# Exercise requirements
Write out the material exactly, without any of its pictures.

# Records to process
::::

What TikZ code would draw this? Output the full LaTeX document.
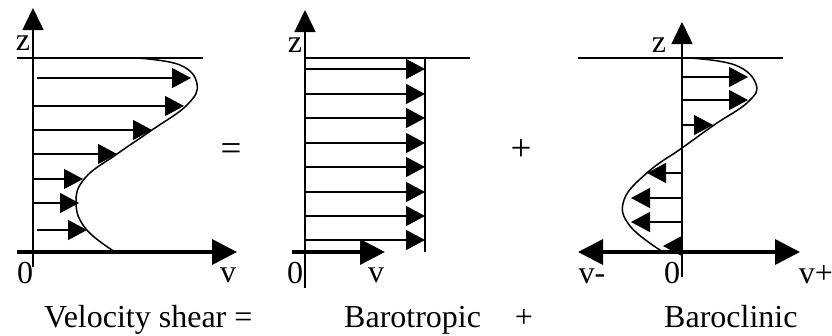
\documentclass[tikz,border=0pt]{standalone}
\usepackage{fontspec}
\setmainfont{Liberation Serif}
\usetikzlibrary{arrows.meta}
\begin{document}
\begin{tikzpicture}[x=1pt,y=-1pt,
  vel/.style={line width=1.3pt,-{Triangle[length=19pt,width=20pt]}},
  velaxis/.style={line width=3.5pt,-{Triangle[length=25pt,width=25pt]}},
  zaxis/.style={line width=1.6pt,-{Triangle[length=22pt,width=21pt]}},
  thin/.style={line width=1.3pt},
  prof/.style={line width=1.5pt},
  lbl/.style={inner sep=0pt,font=\fontsize{32}{38}\selectfont},
  sym/.style={inner sep=0pt,font=\fontsize{37}{44}\selectfont}]
\useasboundingbox[fill=white] (0,0) rectangle (832,335);

% ---------- panel 1 ----------
\draw[zaxis] (33,267) -- (33,8);
\draw[thin] (17,58) -- (203,58);
\draw[velaxis] (17,252) -- (237,252);
\draw[prof] plot[smooth,tension=0.7] coordinates {(137,58) (180,65) (197,84) (187,105) (152,130) (117,154) (85,178) (76,203) (86,229) (115,252)};
\draw[vel] (37,78) -- (191,78);
\draw[vel] (33,106) -- (184,106);
\draw[vel] (33,130) -- (152,130);
\draw[vel] (33,154) -- (117,154);
\draw[vel] (33,179) -- (83,179);
\draw[vel] (33,203) -- (79,203);
\draw[vel] (37,230) -- (87,230);
\node[lbl,anchor=base] (z1) at (23,50) {z};
\node[lbl,anchor=base] (o1) at (25,283) {0};
\node[lbl,anchor=base] (v1) at (228,282) {v};

\node[sym] (eq) at (231,152) {=};

% ---------- panel 2 ----------
\draw[zaxis] (305,288) -- (305,10);
\draw[thin] (305,58) -- (470,58);
\draw[thin] (425,58) -- (425,252);
\draw[velaxis] (292,252) -- (385,252);
\foreach \yy in {69,94,118,143,167,192,216,240}
  \draw[vel] (305,\yy) -- (425,\yy);
\node[lbl,anchor=base] (z2) at (295,52) {z};
\node[lbl,anchor=base] (o2) at (295,283) {0};
\node[lbl,anchor=base] (v2) at (376,282) {v};

\node[sym] (pl) at (521,150) {+};

% ---------- panel 3 ----------
\draw[zaxis] (682,277) -- (682,22);
\draw[thin] (578,58) -- (783,58);
\draw[line width=3.5pt,{Triangle[length=25pt,width=25pt]}-{Triangle[length=25pt,width=25pt]}] (578,252) -- (800,252);
\draw[prof] plot[smooth,tension=0.7] coordinates {(690,58) (735,65) (756,84) (748,102) (714,125) (682,148) (648,172) (624,200) (630,226) (663,252)};
\draw[vel] (682,77) -- (748,77);
\draw[vel] (682,100) -- (748,100);
\draw[vel] (682,125) -- (713,125);
\draw[vel] (682,173) -- (647,173);
\draw[vel] (682,198) -- (631,198);
\draw[vel] (682,222) -- (631,222);
\draw[vel] (682,246) -- (663,246);
\node[lbl,anchor=base] (z3) at (659,52) {z};
\node[lbl,anchor=base] (vm) at (592,283) {v-};
\node[lbl,anchor=base] (o3) at (672,283) {0};
\node[lbl,anchor=base] (vp) at (816,283) {v+};

% ---------- captions ----------
\node[lbl,anchor=base west] (c1) at (44,327) {Velocity shear =};
\node[lbl,anchor=base west] (c2) at (344,327) {Barotropic};
\node[lbl,anchor=base] (c3) at (524,327) {+};
\node[lbl,anchor=base west] (c4) at (664,327) {Baroclinic};
\end{tikzpicture}
\end{document}
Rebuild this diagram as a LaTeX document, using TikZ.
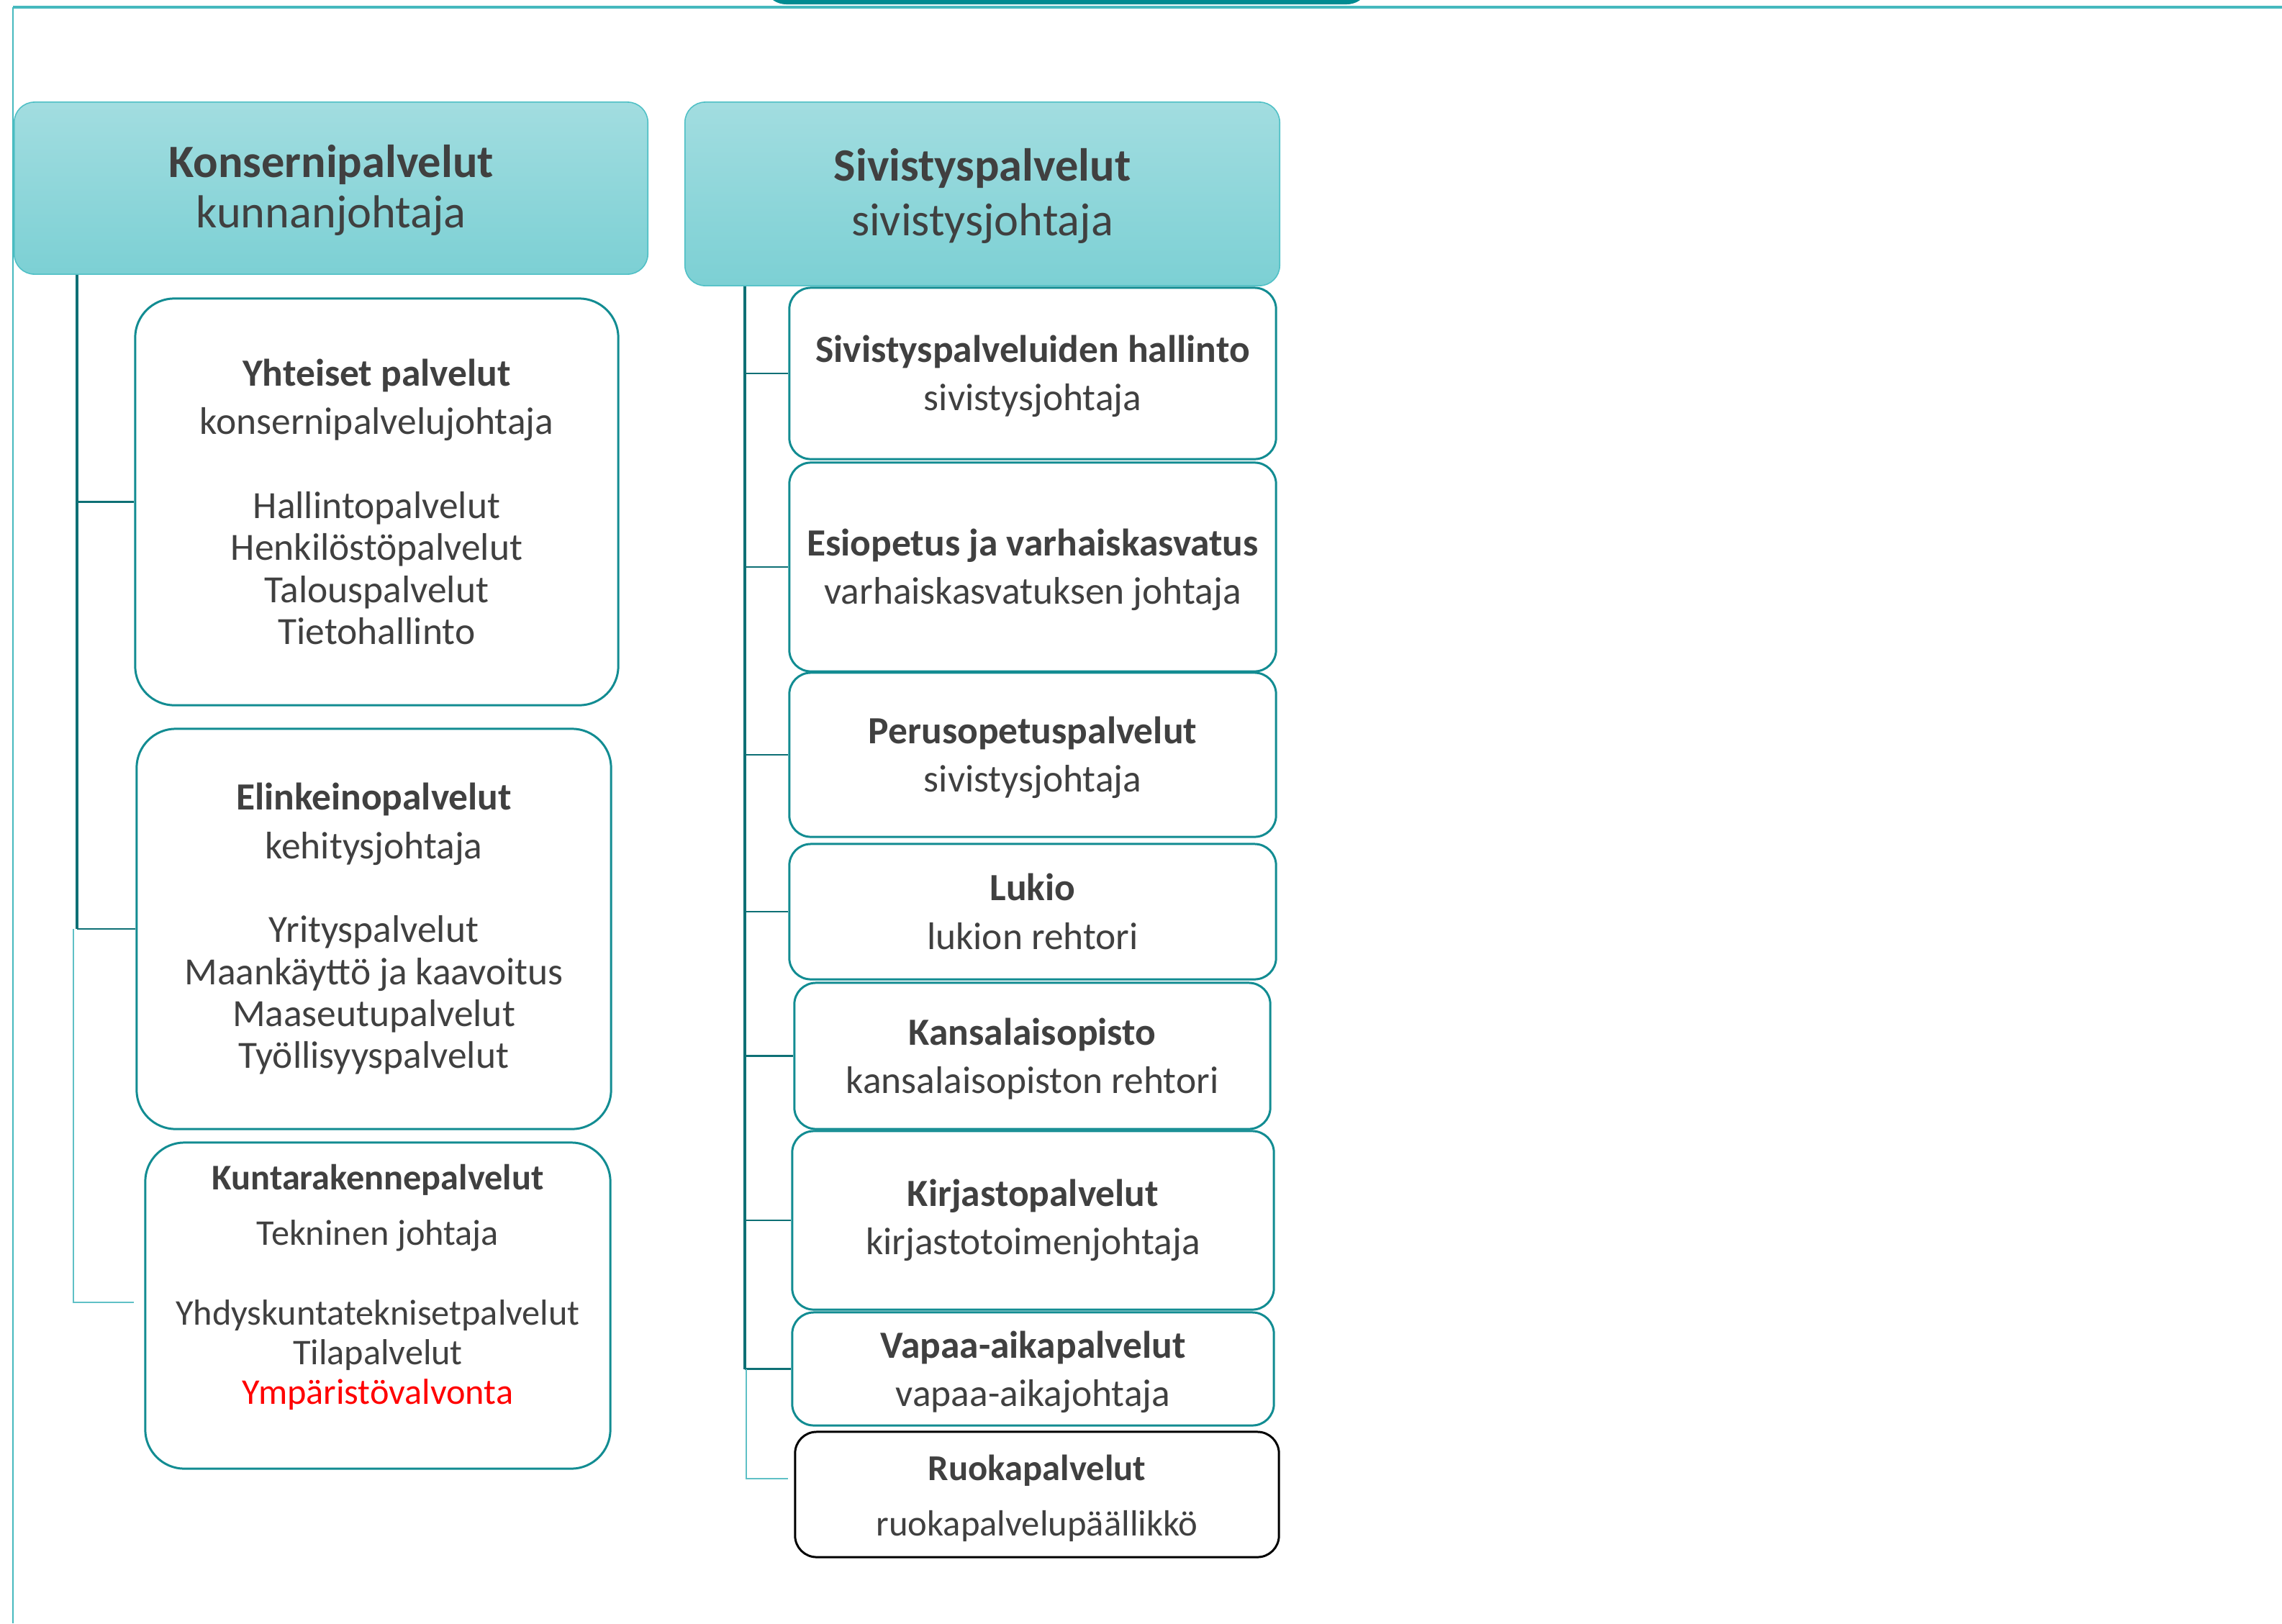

::::

# Full answer
What TikZ code would draw this? Output the full LaTeX document.
\documentclass[tikz,border=0pt]{standalone}
\usepackage{fontspec}
\setmainfont{Liberation Serif}
\usetikzlibrary{arrows.meta}
\begin{document}
\begin{tikzpicture}[x=1pt,y=-1pt,
  vel/.style={line width=1.3pt,-{Triangle[length=19pt,width=20pt]}},
  velaxis/.style={line width=3.5pt,-{Triangle[length=25pt,width=25pt]}},
  zaxis/.style={line width=1.6pt,-{Triangle[length=22pt,width=21pt]}},
  thin/.style={line width=1.3pt},
  prof/.style={line width=1.5pt},
  lbl/.style={inner sep=0pt,font=\fontsize{32}{38}\selectfont},
  sym/.style={inner sep=0pt,font=\fontsize{37}{44}\selectfont}]
\useasboundingbox[fill=white] (0,0) rectangle (832,335);

% ---------- panel 1 ----------
\draw[zaxis] (33,267) -- (33,8);
\draw[thin] (17,58) -- (203,58);
\draw[velaxis] (17,252) -- (237,252);
\draw[prof] plot[smooth,tension=0.7] coordinates {(137,58) (180,65) (197,84) (187,105) (152,130) (117,154) (85,178) (76,203) (86,229) (115,252)};
\draw[vel] (37,78) -- (191,78);
\draw[vel] (33,106) -- (184,106);
\draw[vel] (33,130) -- (152,130);
\draw[vel] (33,154) -- (117,154);
\draw[vel] (33,179) -- (83,179);
\draw[vel] (33,203) -- (79,203);
\draw[vel] (37,230) -- (87,230);
\node[lbl,anchor=base] (z1) at (23,50) {z};
\node[lbl,anchor=base] (o1) at (25,283) {0};
\node[lbl,anchor=base] (v1) at (228,282) {v};

\node[sym] (eq) at (231,152) {=};

% ---------- panel 2 ----------
\draw[zaxis] (305,288) -- (305,10);
\draw[thin] (305,58) -- (470,58);
\draw[thin] (425,58) -- (425,252);
\draw[velaxis] (292,252) -- (385,252);
\foreach \yy in {69,94,118,143,167,192,216,240}
  \draw[vel] (305,\yy) -- (425,\yy);
\node[lbl,anchor=base] (z2) at (295,52) {z};
\node[lbl,anchor=base] (o2) at (295,283) {0};
\node[lbl,anchor=base] (v2) at (376,282) {v};

\node[sym] (pl) at (521,150) {+};

% ---------- panel 3 ----------
\draw[zaxis] (682,277) -- (682,22);
\draw[thin] (578,58) -- (783,58);
\draw[line width=3.5pt,{Triangle[length=25pt,width=25pt]}-{Triangle[length=25pt,width=25pt]}] (578,252) -- (800,252);
\draw[prof] plot[smooth,tension=0.7] coordinates {(690,58) (735,65) (756,84) (748,102) (714,125) (682,148) (648,172) (624,200) (630,226) (663,252)};
\draw[vel] (682,77) -- (748,77);
\draw[vel] (682,100) -- (748,100);
\draw[vel] (682,125) -- (713,125);
\draw[vel] (682,173) -- (647,173);
\draw[vel] (682,198) -- (631,198);
\draw[vel] (682,222) -- (631,222);
\draw[vel] (682,246) -- (663,246);
\node[lbl,anchor=base] (z3) at (659,52) {z};
\node[lbl,anchor=base] (vm) at (592,283) {v-};
\node[lbl,anchor=base] (o3) at (672,283) {0};
\node[lbl,anchor=base] (vp) at (816,283) {v+};

% ---------- captions ----------
\node[lbl,anchor=base west] (c1) at (44,327) {Velocity shear =};
\node[lbl,anchor=base west] (c2) at (344,327) {Barotropic};
\node[lbl,anchor=base] (c3) at (524,327) {+};
\node[lbl,anchor=base west] (c4) at (664,327) {Baroclinic};
\end{tikzpicture}
\end{document}
Rebuild this diagram as a LaTeX document, using TikZ.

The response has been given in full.